Agriculture ministers held an extraordinary meeting to discuss the risk of significant pressures facing the agriculture and agri-food sectors in the wake of the Ukraine invasion.
The aim of the meeting was to share initial information and forecasts on supply and prices, identify issues requiring particular vigilance, and consider measures that could be taken both internally and in terms of international cooperation.
Following the meeting and the statements by ministers, the EU commissioner for agriculture, Janusz Wojciechowski, expressed his intention to:
- activate crisis monitoring tools, in particular the European food security crisis preparedness and response mechanism set up by the Commission, and the high-level working group on the pigmeat sector announced at the Council meeting on 21 February;
- consider introducing exceptional measures under the Common Market Organisation (CMO) regulation aimed at the sectors most affected by the rise in input costs;
- consider adopting measures aimed at securing and freeing up Europe’s production capacity in 2022, such as using fallow land for protein crops.

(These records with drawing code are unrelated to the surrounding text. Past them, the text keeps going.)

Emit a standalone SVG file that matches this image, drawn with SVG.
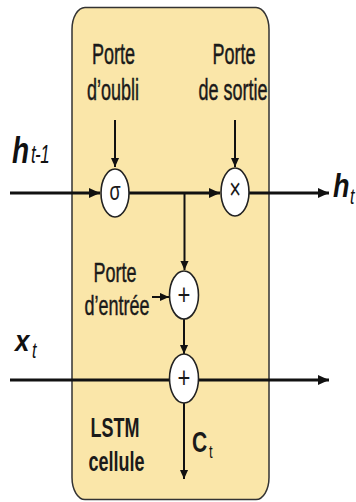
<svg xmlns="http://www.w3.org/2000/svg" width="356" height="502" viewBox="0 0 356 502">
<defs>
<style>
.lbl{font-family:"Liberation Sans",Arial,sans-serif;font-size:18px;fill:#1a1a1a;stroke:#1a1a1a;stroke-width:0.3;text-anchor:middle}
.b{font-weight:bold}
.var{font-family:"Liberation Sans",Arial,sans-serif;font-weight:bold;font-style:italic;font-size:28px;fill:#111}
.sub{font-family:"Liberation Sans",Arial,sans-serif;font-style:italic;font-size:16px;fill:#111}
.op{font-family:"Liberation Sans",Arial,sans-serif;font-size:18px;fill:#1a1a1a;text-anchor:middle}
.gate{fill:#fff;stroke:#222;stroke-width:1.6}
.w3{fill:none;stroke:#111;stroke-width:3}
.w2{fill:none;stroke:#111;stroke-width:2}
</style>
<marker id="ah" markerUnits="userSpaceOnUse" viewBox="0 0 10 10" refX="10" refY="5" markerWidth="11" markerHeight="11" orient="auto">
<path d="M0,0.5 L10,5 L0,9.5 z" fill="#111"/>
</marker>
<marker id="as" markerUnits="userSpaceOnUse" viewBox="0 0 10 10" refX="10" refY="5" markerWidth="9" markerHeight="9" orient="auto">
<path d="M0,0.5 L10,5 L0,9.5 z" fill="#111"/>
</marker>
</defs>
<rect width="356" height="502" fill="#fff"/>
<g id="cell">
<rect x="72" y="7.5" width="197" height="492" rx="13" ry="22" fill="#fae6a9" stroke="#333" stroke-width="1.5"/>
<text class="lbl b" style="stroke-width:0" transform="translate(115,437) scale(1,1.5)">LSTM</text>
<text class="lbl b" style="stroke-width:0" transform="translate(116.5,471) scale(1,1.5)">cellule</text>
</g>
<g id="connectors">
<line class="w3" x1="10" y1="193" x2="100" y2="193" marker-end="url(#ah)"/>
<line class="w3" x1="129" y1="193" x2="220" y2="193" marker-end="url(#ah)"/>
<line class="w3" x1="249" y1="193" x2="329" y2="193" marker-end="url(#ah)"/>
<line class="w2" x1="184.5" y1="193" x2="184.5" y2="270" marker-end="url(#as)"/>
<line class="w2" x1="115" y1="120" x2="115" y2="167" marker-end="url(#as)"/>
<line class="w2" x1="235" y1="120" x2="235" y2="167" marker-end="url(#as)"/>
<line class="w2" x1="152" y1="297" x2="169" y2="297" marker-end="url(#as)"/>
<line class="w2" x1="184" y1="319" x2="184" y2="354" marker-end="url(#as)"/>
<line class="w3" x1="10" y1="380" x2="329" y2="380" marker-end="url(#ah)"/>
<line class="w2" x1="184" y1="403" x2="184" y2="479" marker-end="url(#as)"/>
</g>
<g id="forget">
<text class="lbl" transform="translate(113.5,64) scale(1,1.6)">Porte</text>
<text class="lbl" transform="translate(113,100) scale(1,1.6)">d’oubli</text>
<ellipse class="gate" cx="115" cy="193" rx="14" ry="24"/>
<text class="op" transform="translate(115,200) scale(1,1.45)">σ</text>
</g>
<g id="output">
<text class="lbl" transform="translate(234,64) scale(1,1.6)">Porte</text>
<text class="lbl" transform="translate(233,100) scale(1,1.6)">de sortie</text>
<ellipse class="gate" cx="235" cy="192" rx="14" ry="24"/>
<text class="op" style="font-size:20px" transform="translate(235,199) scale(1,1.5)">×</text>
</g>
<g id="input">
<text class="lbl" transform="translate(115,282) scale(1,1.55)">Porte</text>
<text class="lbl" transform="translate(117,315) scale(1,1.55)">d’entrée</text>
<ellipse class="gate" cx="184" cy="295" rx="14.5" ry="24"/>
<text class="op" style="font-size:22px" transform="translate(184,305) scale(1,1.3)">+</text>
</g>
<g id="sum">
<ellipse class="gate" cx="184" cy="378.5" rx="14.5" ry="24.5"/>
<text class="op" style="font-size:22px" transform="translate(184,388) scale(1,1.3)">+</text>
<text class="lbl b" style="font-size:21px;text-anchor:start;stroke-width:0" transform="translate(192,452) scale(1,1.4)">C</text>
<text class="sub" style="font-style:normal;font-size:13px" transform="translate(209,458) scale(1,1.4)">t</text>
</g>
<g id="h_prev">
<text class="var" transform="translate(12,163) scale(1,1.3)">h</text>
<text class="sub" style="font-size:17px;letter-spacing:-0.6px" transform="translate(31,163) scale(1,1.55)">t-1</text>
</g>
<g id="h_t">
<text class="var" style="font-size:27px" transform="translate(333,197) scale(1,1.25)">h</text>
<text class="sub" transform="translate(350,204) scale(1,1.4)">t</text>
</g>
<g id="x_t">
<text class="var" style="font-size:26px" transform="translate(15,351) scale(1,1.15)">x</text>
<text class="sub" transform="translate(32,358) scale(1,1.4)">t</text>
</g>
</svg>
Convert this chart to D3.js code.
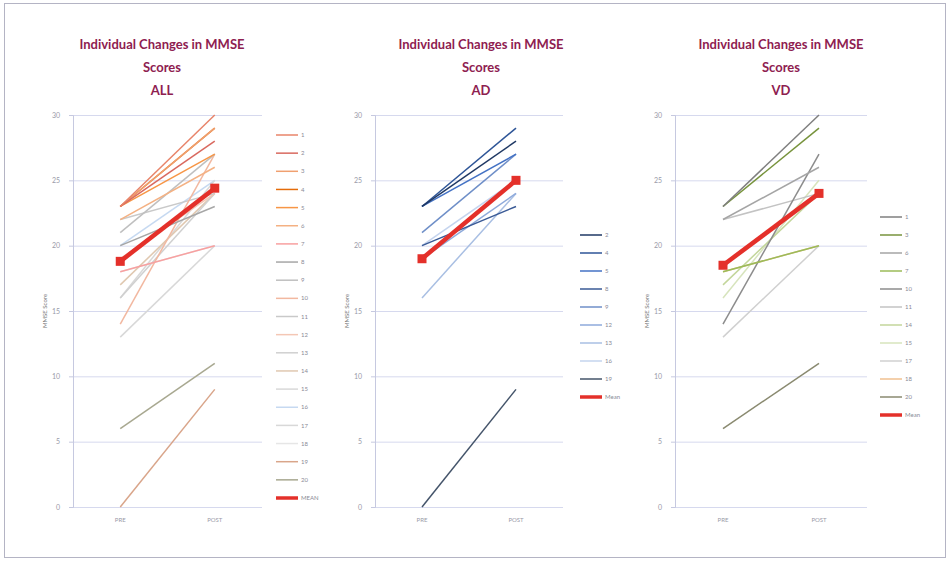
<!DOCTYPE html>
<html>
<head>
<meta charset="utf-8">
<script src="https://cdn.jsdelivr.net/npm/d3@7"></script>
<style>
  body { margin: 0; background: #ffffff; }
  svg { display: block; }
</style>
</head>
<body>
<div id="chart"></div>
<script>
// patient ids, scores before and after
const patientIds = [1, 2, 3, 4, 5, 6, 7, 8, 9, 10, 11, 12, 13, 14, 15, 16, 17, 18, 19, 20]
const preScores  = [23, 23, 23, 23, 23, 22, 18, 20, 21, 14, 22, 19, 16, 17, 16, 20, 13, 18, 0, 6]
const postScores = [30, 28, 29, 29, 27, 26, 20, 23, 27, 27, 24, 24, 24, 24, 25, 25, 20, 20, 9, 11]

// which patients belong to which group
const adIds = [2, 4, 5, 8, 9, 12, 13, 16, 19]
const vdIds = [1, 3, 6, 7, 10, 11, 14, 15, 17, 18, 20]

// group means
const meanAll = [18.8, 24.4]
const meanAd  = [19, 25]
const meanVd  = [18.5, 24]

const timePoints = ['PRE', 'POST']
const yTicks = [0, 5, 10, 15, 20, 25, 30]
const titleLines = ['Individual Changes in MMSE', 'Scores']

// colours for each panel's patient lines
const allColors = ['#e8846a', '#d9695f', '#f0a070', '#e46c0a', '#f79646', '#f4b183', '#f8a0a0',
  '#a6a6a6', '#bfbfbf', '#f2b8a0', '#c9c9c9', '#f4c7b5', '#d0d0d0', '#e0c8b0', '#d8d8d8',
  '#c6d9f1', '#d8d8d8', '#e6e6e6', '#d9a58a', '#a8a890']
const adColors = ['#1f3864', '#2e5597', '#4472c4', '#3a5a96', '#6f8fc8', '#8eaadb', '#a9bfe3',
  '#c5d4ee', '#44546a']
const vdColors = ['#7f7f7f', '#77933c', '#a5a5a5', '#9bbb59', '#8c8c8c', '#c3c3c3', '#c3d69b',
  '#d7e4bd', '#d0d0d0', '#f0c090', '#8a8a70']

const W = 951, H = 565

const svg = d3.select('#chart')
  .append('svg')
    .attr('width', W)
    .attr('height', H)

// outer frame
svg.append('rect')
  .attr('x', 4.5)
  .attr('y', 3.5)
  .attr('width', 941)
  .attr('height', 554)
  .attr('fill', '#ffffff')
  .attr('stroke', '#b4b4c4')

function rows(ids) {
  return ids.map(id => {
    let i = patientIds.indexOf(id)
    return { id: id, values: [preScores[i], postScores[i]] }
  })
}

function drawPanel(cfg) {
  let g = svg.append('g')

  let xScale = d3.scalePoint()
    .domain(timePoints)
    .range([cfg.left, cfg.right])
    .padding(0.5)

  let yScale = d3.scaleLinear()
    .domain([0, 30])
    .range([507, 115])

  // title
  g.append('text')
    .attr('x', cfg.titleX)
    .attr('y', 49)
    .attr('text-anchor', 'middle')
    .style('font-family', 'Lato')
    .style('font-weight', 700)
    .style('font-size', '13px')
    .style('fill', '#8e2050')
    .selectAll('tspan')
      .data(titleLines.concat([cfg.name]))
    .enter().append('tspan')
      .attr('x', cfg.titleX)
      .attr('dy', (d, i) => i === 0 ? 0 : 23)
      .text(d => d)

  // gridlines
  g.append('g')
    .attr('transform', 'translate(' + cfg.left + ',0)')
    .call(d3.axisLeft(yScale)
      .tickValues(yTicks)
      .tickSize(-(cfg.right - cfg.left))
      .tickFormat(''))
    .call(a => a.select('.domain').remove())
    .selectAll('line')
      .attr('stroke', '#d6d9ee')

  // y axis
  g.append('g')
    .attr('transform', 'translate(' + cfg.left + ',0)')
    .style('font-family', 'Lato')
    .style('font-size', '7px')
    .style('color', '#9a9aa8')
    .call(d3.axisLeft(yScale).tickValues(yTicks).tickSize(4).tickPadding(9))
    .call(a => a.select('.domain').attr('stroke', '#c6c9e0'))
    .call(a => a.selectAll('line').attr('stroke', '#c6c9e0'))

  // y title
  g.append('text')
    .attr('transform', 'translate(' + (cfg.left - 26) + ',311) rotate(-90)')
    .attr('text-anchor', 'middle')
    .style('font-family', 'Lato')
    .style('font-size', '6px')
    .style('fill', '#777')
    .text('MMSE Score')

  // x labels
  g.selectAll('.xlab')
      .data(timePoints)
    .enter().append('text')
      .attr('x', d => xScale(d))
      .attr('y', 522)
      .attr('text-anchor', 'middle')
      .style('font-family', 'Lato')
      .style('font-size', '6px')
      .style('fill', '#9a9aa8')
      .text(d => d)

  let line = d3.line()
    .x((d, i) => xScale(timePoints[i]))
    .y(d => yScale(d))

  let data = rows(cfg.ids)

  // patient lines, last ones drawn first so darker ones sit on top
  g.selectAll('.pline')
      .data(data.slice().reverse())
    .enter().append('path')
      .attr('d', d => line(d.values))
      .attr('fill', 'none')
      .attr('stroke', d => cfg.colors[cfg.ids.indexOf(d.id)])
      .attr('stroke-width', 1.5)

  // mean line
  g.append('path')
    .attr('d', line(cfg.mean))
    .attr('fill', 'none')
    .attr('stroke', '#e4302a')
    .attr('stroke-width', 4.5)

  g.selectAll('.mdot')
      .data(cfg.mean)
    .enter().append('rect')
      .attr('x', (d, i) => xScale(timePoints[i]) - 4.5)
      .attr('y', d => yScale(d) - 4.5)
      .attr('width', 9)
      .attr('height', 9)
      .attr('fill', '#e4302a')

  // legend
  let legend = g.selectAll('.leg')
      .data(data.map((d, i) => ({ label: String(d.id), color: cfg.colors[i], w: 1.5 }))
        .concat([{ label: cfg.meanLabel, color: '#e4302a', w: 3.5 }]))
    .enter().append('g')
      .attr('transform', (d, i) => 'translate(' + cfg.legX + ',' + (cfg.legY + i * cfg.legStep) + ')')

  legend.append('line')
    .attr('x1', 0)
    .attr('x2', 22)
    .attr('stroke', d => d.color)
    .attr('stroke-width', d => d.w)

  legend.append('text')
    .attr('x', 25)
    .attr('dy', '0.35em')
    .style('font-family', 'Lato')
    .style('font-size', '6px')
    .style('fill', '#8a8a96')
    .text(d => d.label)
}

drawPanel({ name: 'ALL', ids: patientIds, colors: allColors, mean: meanAll, meanLabel: 'MEAN',
  left: 73, right: 262, titleX: 162, legX: 276, legY: 135, legStep: 18.15 })
drawPanel({ name: 'AD', ids: adIds, colors: adColors, mean: meanAd, meanLabel: 'Mean',
  left: 375, right: 563, titleX: 481, legX: 580, legY: 235, legStep: 18 })
drawPanel({ name: 'VD', ids: vdIds, colors: vdColors, mean: meanVd, meanLabel: 'Mean',
  left: 675, right: 867, titleX: 781, legX: 880, legY: 217, legStep: 18 })
</script>
</body>
</html>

These measures will be discussed by the Special Committee on Agriculture as well as at the next Agriculture and Fisheries Council on 21 March.
A number of member states also called for a more long-term strategy and set of tools to be put in place as soon as possible with a view to improving the EU’s resilience and food sovereignty, and for food sovereignty to be incorporated into the EU’s agricultural policy.
2 March 2022/ Consilium/ European Union.